# start of DATA PROVIDED

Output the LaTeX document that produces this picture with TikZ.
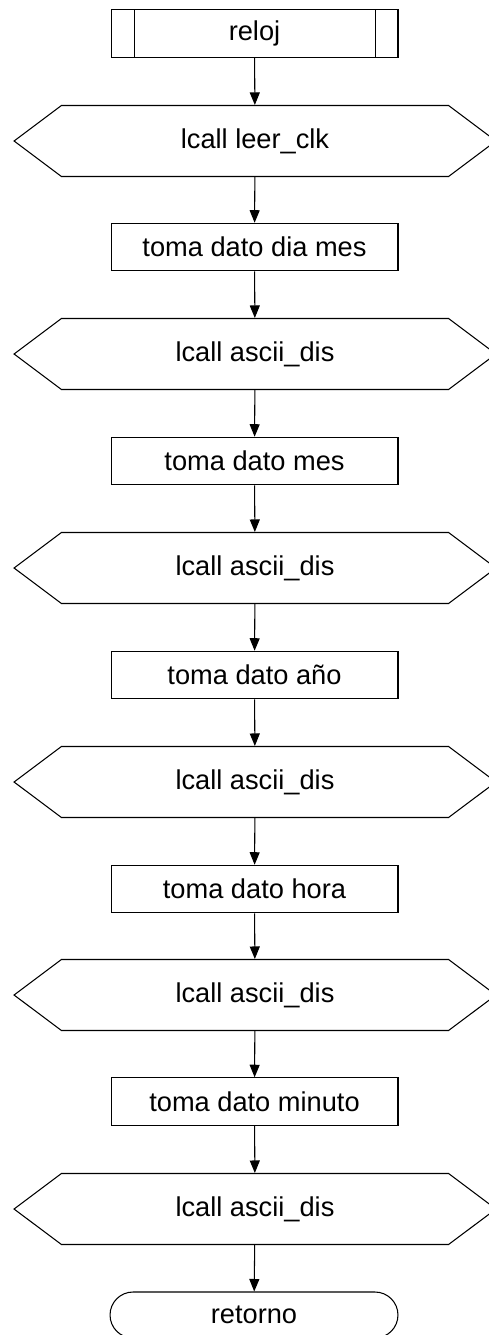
\documentclass[tikz,border=0pt]{standalone}
\usepackage{fontspec}
\setmainfont{Liberation Sans}
\usepackage{tikz}
\usetikzlibrary{shapes.symbols, arrows.meta, positioning}

\begin{document}
\begin{tikzpicture}[
  x=0.02cm, y=-0.02cm,
  every node/.style={font=\fontsize{15.5}{18}\selectfont},
  proc/.style={rectangle, draw, line width=0.6pt, minimum width=5.74cm,
               minimum height=0.95cm, inner sep=0pt},
  sub/.style={proc, path picture={
      \draw[line width=0.6pt] ([xshift=0.47cm]path picture bounding box.north west)
        -- ([xshift=0.47cm]path picture bounding box.south west);
      \draw[line width=0.6pt] ([xshift=-0.45cm]path picture bounding box.north east)
        -- ([xshift=-0.45cm]path picture bounding box.south east);}},
  call/.style={signal, signal to=west and east, signal pointer angle=73.7,
               draw, line width=0.6pt, minimum width=9.64cm,
               minimum height=1.42cm, inner sep=0pt},
  term/.style={rectangle, rounded corners=0.46cm, draw, line width=0.6pt,
               minimum width=5.76cm, minimum height=0.92cm},
  flow/.style={-{Triangle[width=0.2cm, length=0.25cm]}, line width=0.6pt},
]
\useasboundingbox (0,0) rectangle (489,1335);

% --- reloj: leer fecha y hora ---
\node[sub] (reloj) at (254.5,33.5) {reloj};
\node[call] (leer) at (255,141) {lcall leer\_clk};
\node[proc] (diames) at (254.5,247) {toma dato dia mes};
\node[call] (dis1) at (255,354) {lcall ascii\_dis};
\node[proc] (mes) at (254.5,461) {toma dato mes};
\node[call] (dis2) at (255,568) {lcall ascii\_dis};
\node[proc] (anio) at (254.5,675) {toma dato año};
\node[call] (dis3) at (255,782) {lcall ascii\_dis};
\node[proc] (hora) at (254.5,889) {toma dato hora};
\node[call] (dis4) at (255,995) {lcall ascii\_dis};
\node[proc] (minuto) at (254.5,1101.5) {toma dato minuto};
\node[call] (dis5) at (255,1209) {lcall ascii\_dis};
\node[term] (ret) at (254,1315) {retorno};

% --- flujo ---
\draw[flow] (reloj) -- (leer);
\draw[flow] (leer) -- (diames);
\draw[flow] (diames) -- (dis1);
\draw[flow] (dis1) -- (mes);
\draw[flow] (mes) -- (dis2);
\draw[flow] (dis2) -- (anio);
\draw[flow] (anio) -- (dis3);
\draw[flow] (dis3) -- (hora);
\draw[flow] (hora) -- (dis4);
\draw[flow] (dis4) -- (minuto);
\draw[flow] (minuto) -- (dis5);
\draw[flow] (dis5) -- (ret);
\end{tikzpicture}
\end{document}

# end of DATA PROVIDED

§ **WHAT TO WORK ON**:
Transcribe the opening line of the listing above, please, and every line after it through the line with "(0,0) rectangle (489,1335);", word for word, without pictures.

§ **SOLUTION BELOW**:
Output the LaTeX document that produces this picture with TikZ.
\documentclass[tikz,border=0pt]{standalone}
\usepackage{fontspec}
\setmainfont{Liberation Sans}
\usepackage{tikz}
\usetikzlibrary{shapes.symbols, arrows.meta, positioning}

\begin{document}
\begin{tikzpicture}[
  x=0.02cm, y=-0.02cm,
  every node/.style={font=\fontsize{15.5}{18}\selectfont},
  proc/.style={rectangle, draw, line width=0.6pt, minimum width=5.74cm,
               minimum height=0.95cm, inner sep=0pt},
  sub/.style={proc, path picture={
      \draw[line width=0.6pt] ([xshift=0.47cm]path picture bounding box.north west)
        -- ([xshift=0.47cm]path picture bounding box.south west);
      \draw[line width=0.6pt] ([xshift=-0.45cm]path picture bounding box.north east)
        -- ([xshift=-0.45cm]path picture bounding box.south east);}},
  call/.style={signal, signal to=west and east, signal pointer angle=73.7,
               draw, line width=0.6pt, minimum width=9.64cm,
               minimum height=1.42cm, inner sep=0pt},
  term/.style={rectangle, rounded corners=0.46cm, draw, line width=0.6pt,
               minimum width=5.76cm, minimum height=0.92cm},
  flow/.style={-{Triangle[width=0.2cm, length=0.25cm]}, line width=0.6pt},
]
\useasboundingbox (0,0) rectangle (489,1335);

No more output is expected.